Und diese Form der Abbildung ist nichts anderes als die Möglichkeit, daß sich die Bildelemente so zueinanderverhalten, wie sie es tun (2.15b), bzw. daß sich die Dinge in S so zueinander verhalten wie die Bildelemente in B (2.151). Hieraus ergeben sich zwei wesentliche Konsequenzen:
(3) Bilder müssen selbst Sachverhalte (bzw. Tatsachen) sein. (2.141)
(4) Bilder müssen dieselbe logische Mannigfaltigkeit besitzen wie die möglichen Sachverhalte, die sie abbilden (4.04).
Das heißt:
a) sie müssen ebenso viele Elemente enthalten, wie Gegenstände in den von ihnen abgebildeten möglichen Sachverhalten vorkommen; und
b) jedes Bildelement muß zum selben logischen Typ gehören wie der Gegenstand, den es vertritt.
Damit, denke ich, sind die Grundzüge der Bildtheorie des Tractatus jetzt klar:
(B1) Bilder sind selbst Sachverhalte, d.h. sie bestehen aus Bildelementen b1, ..., bn, die sich in einer bestimmten Art und Weise Φ zueinander verhalten. Jedes Bild hat also die Struktur Φ(b1, ..., bn).
(B2) Jedem Bildelement bi ist ein Gegenstand gi zugeordnet, und zwar so, daß bi und gi zum selbem logischen Typ gehören. Im Bild vertritt das Bildelement bi den Gegenstand gi.
(B3) Der Sinn des Bildes ist der mögliche Sachverhalt, der darin besteht, daß sich die Gegenstände g1, ..., gn in der Art und Weise Φ zueinander verhalten. D.h. der Sinn des Bildes ist der mögliche Sachverhalt Φ(g1, ..., gn).
(B4) Das Bild besagt, daß dieser Sachverhalt besteht, d.h. daß sich die Gegenstände g1, ..., gn nicht nur möglicherweise, sondern tatsächlich in der Art und Weise Φ zueinander verhalten.
Ein Satz ist nun so ein Bild der Wirklichkeit:
4.01 Der Satz ist ein Bild der Wirklichkeit.
Der Satz ist ein Modell der Wirklichkeit, so wie wir sie uns denken.
Dabei behauptet ein Elementarsatz das Bestehen eines Sachverhaltes:
4.21 Der einfachste Satz, der Elementarsatz, behauptet das Bestehen eines Sachverhaltes.
Für Elementarsätze – gelten die Grundsätze (B1) – (B4) daher in analoger Weise
(S1) Elementarsätze im syntaktischen Sinne (d.h. nur als Satzzeichen betrachtet) sind Sachverhalte; sie bestehen aus Namen n1, ..., nn, die sich in einer bestimmten Art und Weise Φ zueinander verhalten. Jeder Elementarsatz hat also die Struktur Φ(n1, ..., nn).

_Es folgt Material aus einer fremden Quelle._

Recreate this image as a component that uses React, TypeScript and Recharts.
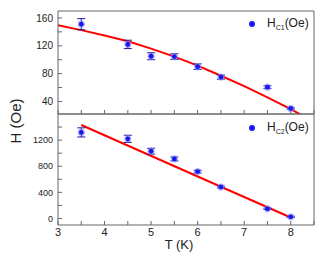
import { ComposedChart, Scatter, Line, XAxis, YAxis, ErrorBar } from 'recharts'

// measured critical fields
const temps = [3.5, 4.5, 5, 5.5, 6, 6.5, 7.5, 8]
const hc1 = [151, 122, 105, 104.5, 90, 75, 60.5, 30]
const hc1Err = [8, 6, 5, 4, 4, 3, 2, 1]
const hc2 = [1318, 1220, 1030, 912, 718, 482, 148, 25]
const hc2Err = [70, 55, 45, 30, 20, 15, 10, 10]

// fitted curves
const fit1T = [3, 3.5, 4, 4.5, 5, 5.5, 6, 6.5, 7, 7.5, 8, 8.3]
const fit1H = [149.5, 142.5, 134.8, 126.5, 116, 104.5, 91.5, 77, 62, 46, 29, 18]
const fit2T = [3.5, 6.5, 8]
const fit2H = [1431, 486, 15]

const xTicks = [3, 3.5, 4, 4.5, 5, 5.5, 6, 6.5, 7, 7.5, 8, 8.5]
const y1Ticks = [40, 60, 80, 100, 120, 140, 160]
const y2Ticks = [0, 200, 400, 600, 800, 1000, 1200, 1400]

const font = '"Liberation Sans", Arial, sans-serif'
const axisColor = '#666'

const pts1 = temps.map((t, i) => ({ t, h: hc1[i], err: hc1Err[i] }))
const pts2 = temps.map((t, i) => ({ t, h: hc2[i], err: hc2Err[i] }))
const line1 = fit1T.map((t, i) => ({ t, h: fit1H[i] }))
const line2 = fit2T.map((t, i) => ({ t, h: fit2H[i] }))

const Dot = (p: any) => (
  <g>
    <circle cx={p.cx} cy={p.cy} r={3.6} fill="#8c8cff" opacity={0.6} />
    <circle cx={p.cx} cy={p.cy} r={2.4} fill="#1818ee" />
  </g>
)

const blank = () => ''

function LegendItem({ top, sub }: { top: number; sub: string }) {
  return (
    <div style={{ position: 'absolute', left: 249, top, fontFamily: font, fontSize: 12, color: '#222', whiteSpace: 'nowrap' }}>
      <span style={{ display: 'inline-block', width: 6, height: 6, borderRadius: 3, background: '#1818ee', marginRight: 12, verticalAlign: 'middle' }} />
      H<sub style={{ fontSize: 7 }}>{sub}</sub>(Oe)
    </div>
  )
}

export default function App() {
  const tickStyle = { fill: '#222', fontFamily: font }
  return (
    <div style={{ position: 'absolute', left: 0, top: 0, width: 328, height: 256, background: '#fff' }}>
      <ComposedChart width={328} height={115} margin={{ top: 10, right: 13, bottom: 0, left: 8 }} style={{ position: 'absolute', left: 0, top: 0 }}>
        <XAxis xAxisId="b" type="number" dataKey="t" domain={[3, 8.5]} ticks={xTicks} height={1} orientation="bottom"
          tickFormatter={blank} tickSize={-4} stroke={axisColor} allowDataOverflow />
        <XAxis xAxisId="t" type="number" dataKey="t" domain={[3, 8.5]} ticks={xTicks} height={1} orientation="top"
          tickFormatter={blank} tickSize={-4} stroke={axisColor} />
        <YAxis yAxisId="l" type="number" domain={[22, 170]} ticks={y1Ticks} width={50} tickSize={-4} tickMargin={9}
          tickFormatter={(v: number) => (v % 40 === 0 ? String(v) : '')} tick={{ ...tickStyle, fontSize: 10 }} stroke={axisColor} allowDataOverflow />
        <YAxis yAxisId="r" orientation="right" type="number" domain={[22, 170]} ticks={y1Ticks} width={1} tickSize={-4}
          tickFormatter={blank} stroke={axisColor} />
        <Line xAxisId="b" yAxisId="l" data={line1} dataKey="h" stroke="#ff0000" strokeWidth={2} dot={false} isAnimationActive={false} />
        <Scatter xAxisId="b" yAxisId="l" data={pts1} dataKey="h" shape={Dot} isAnimationActive={false}>
          <ErrorBar dataKey="err" direction="y" width={4} stroke="#1a1a9a" strokeWidth={1} />
        </Scatter>
      </ComposedChart>
      <ComposedChart width={328} height={256} margin={{ top: 113, right: 13, bottom: 1, left: 8 }} style={{ position: 'absolute', left: 0, top: 0 }}>
        <XAxis xAxisId="b" type="number" dataKey="t" domain={[3, 8.5]} ticks={xTicks} height={30} orientation="bottom"
          tickFormatter={(v: number) => (Number.isInteger(v) && v < 8.5 ? String(v) : '')} tickSize={-4} tickMargin={7}
          tick={{ ...tickStyle, fontSize: 11 }} stroke={axisColor}
          label={{ value: 'T (K)', position: 'insideBottom', offset: 6, dx: -7, fontSize: 13, fill: '#222', fontFamily: font }} />
        <XAxis xAxisId="t" type="number" dataKey="t" domain={[3, 8.5]} ticks={xTicks} height={1} orientation="top"
          tickFormatter={blank} tickSize={-4} stroke={axisColor} />
        <YAxis yAxisId="l" type="number" domain={[-100, 1600]} ticks={y2Ticks} width={50} tickSize={-4} tickMargin={9}
          tickFormatter={(v: number) => (v % 400 === 0 ? String(v) : '')} tick={{ ...tickStyle, fontSize: 9 }} stroke={axisColor} allowDataOverflow />
        <YAxis yAxisId="r" orientation="right" type="number" domain={[-100, 1600]} ticks={y2Ticks} width={1} tickSize={-4}
          tickFormatter={blank} stroke={axisColor} />
        <Line xAxisId="b" yAxisId="l" data={line2} dataKey="h" stroke="#ff0000" strokeWidth={2} dot={false} isAnimationActive={false} />
        <Scatter xAxisId="b" yAxisId="l" data={pts2} dataKey="h" shape={Dot} isAnimationActive={false}>
          <ErrorBar dataKey="err" direction="y" width={4} stroke="#1a1a9a" strokeWidth={1} />
        </Scatter>
      </ComposedChart>
      <LegendItem top={16} sub="C1" />
      <LegendItem top={120} sub="C2" />
      <div style={{ position: 'absolute', left: 15, top: 121, transform: 'translate(-50%, -50%) rotate(-90deg)', fontFamily: font, fontSize: 15, color: '#222', whiteSpace: 'nowrap' }}>
        H (Oe)
      </div>
    </div>
  )
}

(S2) Das Satzzeichen eines Elementarsatzes bekommt seinen Sinn dadurch, daß jedem in ihm vorkommenden Namen ni ein Gegenstand gi zugeordnet wird.
(S3) Der Sinn eines Elementarsatzes ist der mögliche Sachverhalt, der darin besteht, daß sich die Gegenstände g1, ..., gn in derselben Art und Weise Φ zueinander verhalten wie die Namen, durch die sie im Satz vertreten werden. D.h. der Sinn des Elementarsatzes Φ(n1, ..., nn) ist der mögliche Sachverhalt Φ(g1, ..., gn).

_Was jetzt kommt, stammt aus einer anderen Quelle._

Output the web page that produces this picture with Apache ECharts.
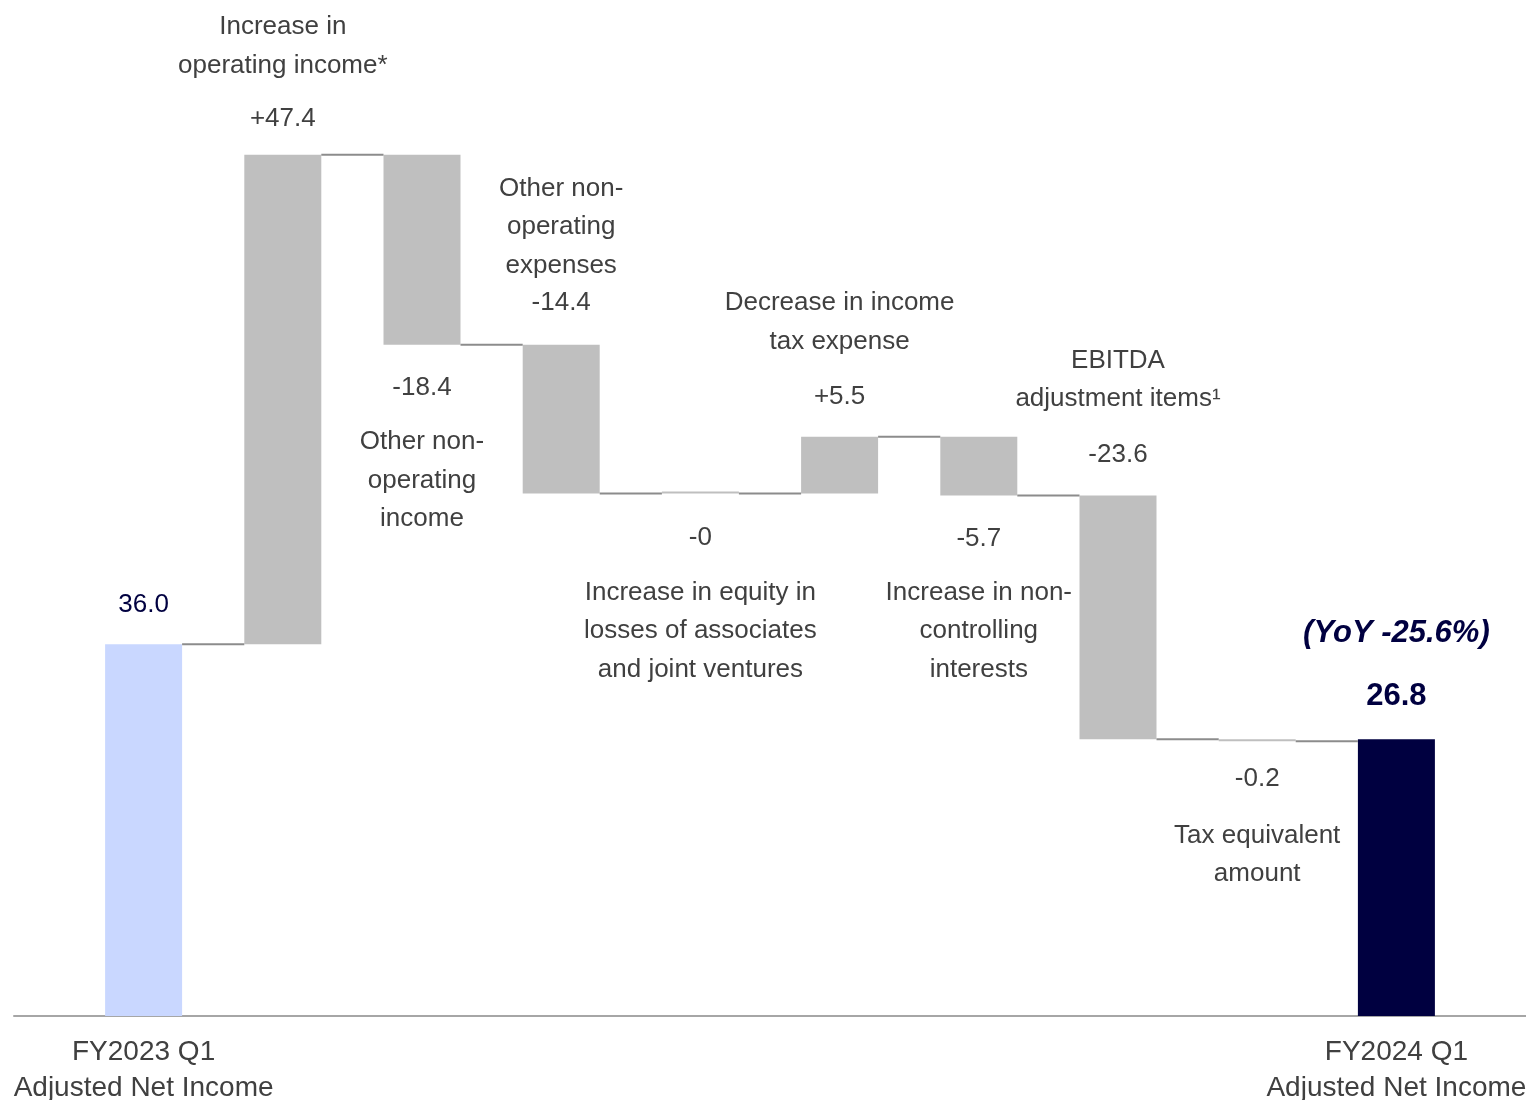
<!DOCTYPE html>
<html>
<head>
<meta charset="utf-8">
<title>Adjusted Net Income bridge</title>
<script src="https://cdn.jsdelivr.net/npm/echarts@6/dist/echarts.min.js"></script>
<style>
  html, body { margin: 0; padding: 0; background: #ffffff; }
  #chart { width: 1526px; height: 1100px; }
</style>
</head>
<body>
<div id="chart"></div>
<script>
// ---- data ----
const categories = [
  'FY2023 Q1\nAdjusted Net Income',
  'Increase in\noperating income*',
  'Other non-\noperating\nincome',
  'Other non-\noperating\nexpenses',
  'Increase in equity in\nlosses of associates\nand joint ventures',
  'Decrease in income\ntax expense',
  'Increase in non-\ncontrolling\ninterests',
  'EBITDA\nadjustment items\u00B9',
  'Tax equivalent\namount',
  'FY2024 Q1\nAdjusted Net Income'
];
const startTotal = 36.0;
const changes = [47.4, -18.4, -14.4, -0, 5.5, -5.7, -23.6, -0.2];
const endTotal = 26.8;
const yoyText = '(YoY -25.6%)';

// ---- styling ----
const FONT = '"Liberation Sans", Arial, Helvetica, sans-serif';
const TEXT = '#404040';
const NAVY = '#000040';
const GREY_BAR = '#BFBFBF';
const START_BAR = '#C9D7FF';
const CONNECTOR = '#8C8C8C';
const BAR_W = 77;

// where each step's caption sits relative to its bar
// (dist: gap to the bar, gap: space between value and caption, vlh: value line height)
const captionLayout = [
  null,
  { pos: 'top',    dist: 16, gap: 14, vlh: 40 },
  { pos: 'bottom', dist: 23, gap: 15, vlh: 40 },
  { pos: 'top',    dist: 24, gap: 0,  vlh: 36 },
  { pos: 'bottom', dist: 24, gap: 16, vlh: 40 },
  { pos: 'top',    dist: 20, gap: 16, vlh: 40 },
  { pos: 'bottom', dist: 23, gap: 15, vlh: 40 },
  { pos: 'top',    dist: 21, gap: 16, vlh: 40 },
  { pos: 'bottom', dist: 18, gap: 17, vlh: 40 }
];

function fmtChange(v) {
  if (v === 0) return Object.is(v, -0) ? '-0' : '+0';
  return (v > 0 ? '+' : '') + v.toFixed(1);
}

// ---- waterfall geometry from the values ----
const baseData = [0];
const barData = [];
const levels = [startTotal];
let running = startTotal;

barData.push({
  value: startTotal,
  itemStyle: { color: START_BAR },
  label: {
    show: true, position: 'top', distance: 19,
    formatter: startTotal.toFixed(1),
    color: NAVY, fontSize: 26, lineHeight: 40, fontFamily: FONT
  }
});

changes.forEach(function (v, k) {
  const i = k + 1;
  const next = +(running + v).toFixed(4);
  baseData.push(Math.min(running, next));
  const lay = captionLayout[i];
  const descLines = categories[i].split('\n').map(function (s) { return '{d|' + s + '}'; });
  const valueLine = '{v|' + fmtChange(v) + '}';
  let lines;
  if (lay.pos === 'top') {
    lines = descLines.concat(lay.gap > 0 ? ['{s| }'] : []).concat([valueLine]);
  } else {
    lines = [valueLine].concat(lay.gap > 0 ? ['{s| }'] : []).concat(descLines);
  }
  barData.push({
    value: Math.abs(v),
    itemStyle: { color: GREY_BAR },
    label: {
      show: true,
      position: lay.pos,
      distance: lay.dist,
      formatter: lines.join('\n'),
      align: 'center',
      rich: {
        d: { fontSize: 26, lineHeight: 38.5, color: TEXT, fontFamily: FONT, align: 'center' },
        v: { fontSize: 26, lineHeight: lay.vlh, color: TEXT, fontFamily: FONT, align: 'center' },
        s: { fontSize: 4, lineHeight: lay.gap, color: TEXT }
      }
    }
  });
  running = next;
  levels.push(running);
});

baseData.push(0);
barData.push({
  value: endTotal,
  itemStyle: { color: NAVY },
  label: {
    show: true, position: 'top', distance: 21,
    formatter: '{y|' + yoyText + '}\n{s| }\n{t|' + endTotal.toFixed(1) + '}',
    align: 'center',
    rich: {
      y: { fontSize: 31, lineHeight: 44, fontWeight: 'bold', fontStyle: 'italic', color: NAVY, fontFamily: FONT, align: 'center' },
      s: { fontSize: 4, lineHeight: 19 },
      t: { fontSize: 31, lineHeight: 44, fontWeight: 'bold', color: NAVY, fontFamily: FONT, align: 'center' }
    }
  }
});

// connector lines: one per step, at the running total after that step
const connectorData = levels.map(function (lvl, i) { return [i, lvl]; });

const chart = echarts.init(document.getElementById('chart'), null, { renderer: 'canvas' });
chart.setOption({
  animation: false,
  backgroundColor: '#ffffff',
  grid: [
    { left: 74, right: 60, top: 4, bottom: 84, containLabel: false, outerBoundsMode: 'none' },
    { left: 14, right: 0, top: 4, bottom: 84, containLabel: false, outerBoundsMode: 'none' }
  ],
  xAxis: [
    {
      type: 'category', gridIndex: 0, data: categories,
      axisLine: { show: false }, axisTick: { show: false },
      axisLabel: {
        interval: 0, margin: 18, hideOverlap: false,
        color: TEXT, fontSize: 28, lineHeight: 36, fontFamily: FONT,
        formatter: function (val, idx) {
          return (idx === 0 || idx === categories.length - 1) ? val : '';
        }
      }
    },
    {
      type: 'value', gridIndex: 1, min: 0, max: 1,
      axisLine: { show: true, onZero: false, lineStyle: { color: '#A6A6A6', width: 2 } },
      axisTick: { show: false }, axisLabel: { show: false }, splitLine: { show: false }
    }
  ],
  yAxis: [
    { type: 'value', gridIndex: 0, min: 0, max: 98, show: false, splitLine: { show: false } },
    { type: 'value', gridIndex: 1, min: 0, max: 1, show: false, splitLine: { show: false } }
  ],
  series: [
    {
      name: 'base', type: 'bar', stack: 'bridge', barWidth: BAR_W,
      data: baseData,
      itemStyle: { color: 'rgba(0,0,0,0)' },
      emphasis: { disabled: true }, silent: true, z: 1
    },
    {
      name: 'change', type: 'bar', stack: 'bridge', barWidth: BAR_W,
      barMinHeight: 2,
      data: barData,
      emphasis: { disabled: true }, z: 2
    },
    {
      name: 'connector', type: 'custom',
      data: connectorData,
      encode: { x: 0, y: 1 },
      silent: true, z: 3,
      renderItem: function (params, api) {
        const i = api.value(0);
        const lvl = api.value(1);
        const a = api.coord([i, lvl]);
        const b = api.coord([i + 1, lvl]);
        const half = BAR_W / 2;
        return {
          type: 'line',
          shape: { x1: a[0] + half, y1: a[1], x2: b[0] - half, y2: b[1] },
          style: { stroke: CONNECTOR, lineWidth: 2 }
        };
      }
    }
  ]
});
</script>
</body>
</html>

(S4) Der Elementarsatz Φ(n1, ..., nn) sagt, daß der Sachverhalt Φ(g1, ..., gn) besteht, d.h. daß sich die Gegenstände g1, ..., gn nicht nur möglicherwiese, sondern tatsächlich in der Art und Weise Φ zueinander verhalten.

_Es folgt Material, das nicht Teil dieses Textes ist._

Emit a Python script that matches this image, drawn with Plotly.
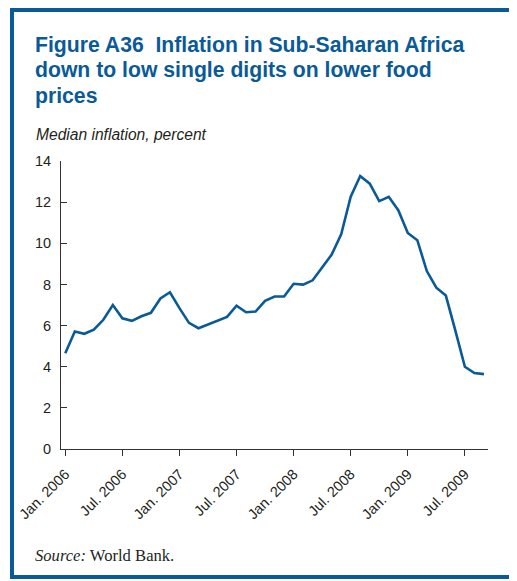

Für die Wahrheit von Elementarsätzen gilt daher ebenfalls in analoger Weise, was Wittgenstein über die Wahrheit von Bildern sagt:[2]
2.21 Das Bild stimmt mit der Wirklichkeit überein oder nicht; es ist richtig oder unrichtig, wahr oder falsch. …
2.221 Was das Bild darstellt, ist sein Sinn.
2.222 In der Übereinstimmung oder Nichtübereinstimmung seines Sinnes mit der Wirklichkeit besteht seine Wahrheit oder Falschheit.
2.223 Um zu erkennen, ob das Bild wahr oder falsch ist, müssen wir es mit der Wirklichkeit vergleichen.
4.26 Die Angabe aller wahren Elementarsätze beschreibt die Welt vollständig.
Die von Wittgenstein vertretene Wahrheitstheorie lässt sich so interpretieren:
semantische Interpretation: Ein Elementarsatz Φ(n1, ..., nn) ist genau dann wahr, wenn er besagt, daß Φ(g1, ..., gn), und Φ(g1, ..., gn).
[1] Anders als der Beginn des Tractatus suggeriert, spielt der Begriff der Tatsache nur eine abgeleitete Rolle – zumindest wenn man die Bemerkungen ernst nimmt, die Wittgenstein in einem Brief an Russell vom 19.8.1919 aus Monte Cassino über die Begriffe Tatsache und Sachverhalt macht.
[2] Da Wittgenstein neben Elementarsätzen nur komplexe Sätze kennt und komplexe Sätze immer Wahrheitsfunktionen von Elementarsätzen sind, läßt sich die Wahrheit von komplexen Sätzen in einfacher Weise auf die Wahrheit von Elementarsätzen zurückführen.